Nick (whyzen) | 1295 comments @Random - Yeh, I have a habit of listening to most of my books at 2x or 3x narration speed unless there is just a lot of things going on or the narrator is a fast reader. I had a "well duh" moment after I put the post up that I should have slowed the narration down during those parts.


kvon | 563 comments I like the narrator's different personas, but his voice is somewhat offputting to me, I'm not sure why. A bit too flat? In the lack of depth sense, not the flat/sharp sense.

And I've made a drinking game out of his use of 'Oh-kay'. I'm not sure if it's as noticeable in the print, but lord does it come out a lot, and 95% of the time in the same 'I'm thinking here' tone. (Unfortunately no actual drinking is usually involved, as I listen when I'm driving; I just announce 'Drink'.)

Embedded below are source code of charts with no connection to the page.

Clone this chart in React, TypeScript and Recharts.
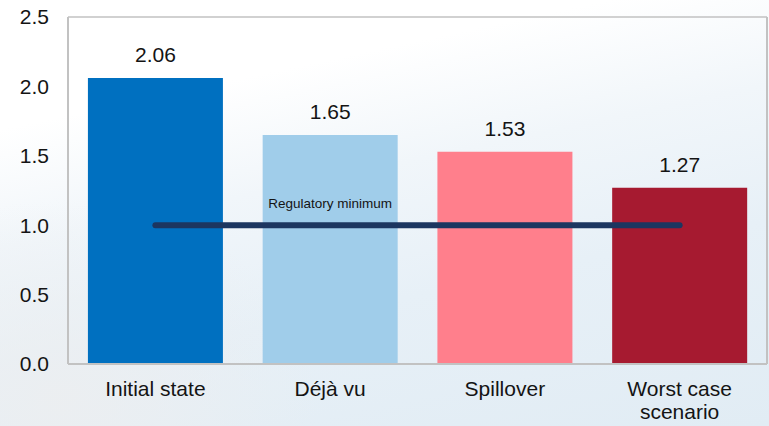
import React from 'react';
import {
  ComposedChart,
  Bar,
  Line,
  XAxis,
  YAxis,
  CartesianGrid,
  LabelList,
  Cell,
  Text,
} from 'recharts';

// Scenario names shown along the category axis
const scenarios = ['Initial state', 'Déjà vu', 'Spillover', 'Worst case scenario'];
// Ratio reached in each scenario
const ratios = [2.06, 1.65, 1.53, 1.27];
// Regulatory floor, drawn across all scenarios
const minimumLevel = [1.0, 1.0, 1.0, 1.0];
const minimumLabel = 'Regulatory minimum';
const minimumLabelIndex = 1;
// Bar fill per scenario
const barColors = ['#0070c0', '#a0cdea', '#ff7f8c', '#a61a30'];
// Value axis ticks
const yTicks = [0, 0.5, 1.0, 1.5, 2.0, 2.5];

const rows = scenarios.map((name, i) => ({
  name,
  ratio: ratios[i],
  minimum: minimumLevel[i],
}));

const FONT = '"Liberation Sans", Arial, sans-serif';
const TEXT_COLOR = '#141414';
const FRAME = '#c2c2c2';
const BIG = 21;

const CategoryTick = (props: any) => {
  const { x, y, payload } = props;
  return (
    <Text
      x={x}
      y={y + 1}
      width={140}
      textAnchor="middle"
      verticalAnchor="start"
      lineHeight="23px"
      style={{ fontSize: BIG, fontFamily: FONT }}
      fontSize={BIG}
      fontFamily={FONT}
      fill={TEXT_COLOR}
    >
      {payload.value}
    </Text>
  );
};

const MinimumLabel = (props: any) => {
  const { x, y, index } = props;
  if (index !== minimumLabelIndex) return null;
  return (
    <text
      x={x}
      y={y - 17}
      textAnchor="middle"
      fontSize={13.5}
      fontFamily={FONT}
      fill={TEXT_COLOR}
    >
      {minimumLabel}
    </text>
  );
};

export default function App() {
  return (
    <div
      style={{
        position: 'absolute',
        left: 0,
        top: 0,
        width: 769,
        height: 426,
        overflow: 'hidden',
        background:
          'radial-gradient(ellipse 260px 200px at 60px 400px, rgba(236,238,240,0.9), rgba(236,238,240,0) 100%), linear-gradient(168deg, #ffffff 0%, #ffffff 22%, #f1f6fa 42%, #e7f0f7 65%, #e1ecf4 100%)',
      }}
    >
      <ComposedChart
        width={769}
        height={426}
        data={rows}
        margin={{ top: 17, right: 0, bottom: 2, left: 0 }}
        barCategoryGap="11.4%"
      >
        <CartesianGrid vertical={false} stroke={FRAME} strokeWidth={1.5} />
        <XAxis
          dataKey="name"
          interval={0}
          tickLine={false}
          tickSize={0}
          tickMargin={16}
          height={60}
          axisLine={{ stroke: FRAME, strokeWidth: 2 }}
          tick={<CategoryTick />}
        />
        <YAxis
          yAxisId="left"
          domain={[0, 2.5]}
          ticks={yTicks}
          width={68}
          tickLine={false}
          tickSize={0}
          tickMargin={19}
          tickFormatter={(v: number) => v.toFixed(1)}
          axisLine={{ stroke: FRAME, strokeWidth: 2 }}
          tick={{ fontSize: BIG, fontFamily: FONT, fill: TEXT_COLOR }}
        />
        <YAxis
          yAxisId="right"
          orientation="right"
          domain={[0, 2.5]}
          ticks={yTicks}
          width={2}
          tick={false}
          tickLine={false}
          axisLine={{ stroke: FRAME, strokeWidth: 2 }}
        />
        <Bar yAxisId="left" dataKey="ratio" isAnimationActive={false}>
          {rows.map((r, i) => (
            <Cell key={r.name} fill={barColors[i]} />
          ))}
          <LabelList
            dataKey="ratio"
            position="top"
            offset={16}
            formatter={(v: any) => Number(v).toFixed(2)}
            style={{ fontSize: BIG, fontFamily: FONT, fill: TEXT_COLOR }}
          />
        </Bar>
        <Line
          yAxisId="left"
          dataKey="minimum"
          stroke="#1c3660"
          strokeWidth={6}
          strokeLinecap="round"
          dot={false}
          activeDot={false}
          isAnimationActive={false}
          label={<MinimumLabel />}
        />
      </ComposedChart>
    </div>
  );
}
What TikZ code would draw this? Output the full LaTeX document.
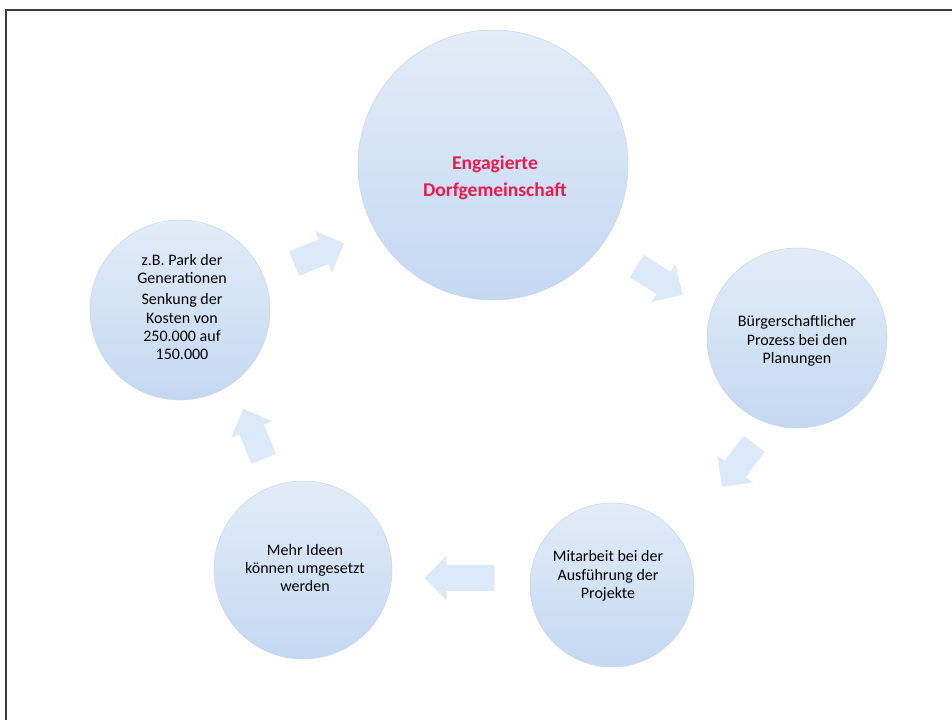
\documentclass[tikz,border=0pt]{standalone}
\usepackage{fontspec}
\setmainfont{Carlito}
\usetikzlibrary{shapes.arrows}
\definecolor{circtop}{RGB}{226,236,248}
\definecolor{circbot}{RGB}{196,216,242}
\definecolor{circedge}{RGB}{205,214,226}
\definecolor{arrowfill}{RGB}{205,225,246}
\definecolor{titlered}{RGB}{232,28,78}
\definecolor{framegray}{RGB}{60,60,65}
\tikzset{
  bubble/.style={circle, draw=circedge, line width=0.5pt, top color=circtop, bottom color=circbot, inner sep=0pt},
  bubbletext/.style={align=center, font=\fontsize{16}{18.3}\selectfont, text=black},
  cyclearrow/.style={single arrow, fill=arrowfill, fill opacity=0.7, draw=none, minimum height=54pt, minimum width=0pt, single arrow head extend=9pt, inner xsep=0pt, inner ysep=13pt, anchor=center}
}
\begin{document}
\begin{tikzpicture}[x=1pt,y=-1pt]
\useasboundingbox (0,0) rectangle (952,720);
\fill[white] (0,0) rectangle (952,720);
% frame
\draw[framegray, line width=2pt] (6,720) -- (6,10) -- (952,10);
% circles
\node[bubble, minimum size=270pt] (top) at (493,165) {};
\node[bubble, minimum size=180pt] (left) at (180,310) {};
\node[bubble, minimum size=180pt] (right) at (797,338) {};
\node[bubble, minimum size=164pt] (br) at (612,585) {};
\node[bubble, minimum size=178pt] (bl) at (303,570) {};
% texts
\node[align=center, font=\bfseries\fontsize{19.5}{27}\selectfont, text=titlered] (toptext) at (495,178) {Engagierte\\Dorfgemeinschaft};
\node[bubbletext] (lefttext) at (182,307) {z.B. Park der\\Generationen\\[3pt]Senkung der\\Kosten von\\250.000 auf\\150.000};
\node[bubbletext] (righttext) at (797,341) {Bürgerschaftlicher\\Prozess bei den\\Planungen};
\node[bubbletext] (brtext) at (608,576) {Mitarbeit bei der\\Ausführung der\\Projekte};
\node[bubbletext] (bltext) at (305,568) {Mehr Ideen\\können umgesetzt\\werden};
% cycle arrows
\node[cyclearrow, rotate=22] (a1) at (313,256) {};
\node[cyclearrow, rotate=-32] (a2) at (654,277) {};
\node[cyclearrow, rotate=-127] (a3) at (742,460) {};
\node[cyclearrow, rotate=180, minimum height=70pt] (a4) at (466,578) {};
\node[cyclearrow, rotate=112] (a5) at (256,440) {};
\end{tikzpicture}
\end{document}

Elzibub I'm listening to the Audible version & really enjoying it. The Holden parts remind me of Firefly (the grittier version, where the characters are actually allowed to curse in English, although Firefly wouldn't be Firefly without the random Chinese :D) and somewhat of BSG. The Miller parts feel like a subtle, non-cliche noir detective story, also along the lines of BSG due to the nature of the station environment & cop rank issues. I like that the story gets straight to the action, yet still really gets me involved with the characters without having unnecessary extra world-building lingo or back story getting in the way.

I'd love to see this made into a mini-series or movie! I'm only halfway through so far, but I currently give Leviathan Wakes 5 Stars. Hopefully I won't be disappointed by the end of the book. Sadly, the next book is not out on Audible yet - I hope they release it soon! At the rate I'm going, I'll finish the audiobook in a couple of days.


Elzibub And as far as the Belter language goes, it is difficult to understand in the audiobook, but I feel like it has the same effect as foreign language spoken in an English speaking movie that doesn't get translated: it adds to the flavor and sense of "otherness", but you get the gist of what's going on in context. I'm really impressed with the narrator's accent on any foreign language words, be they Spanish, French, German or Russian. Gives me a real feel of the melting pot nature of existence. Reminds me of the Cityspeak spoken by the character Gaff in the movie Bladerunner.


Leesa (leesalogic) | 675 comments Now that I've read threads where others are talking about the accents/evolved language, I'm a little disappointed that this is carried over very much in the audiobook. Amos is the only one with a distinctively different voice, and he's an Earther!

I may have to buy the ebook just so I can see some of the dialogue.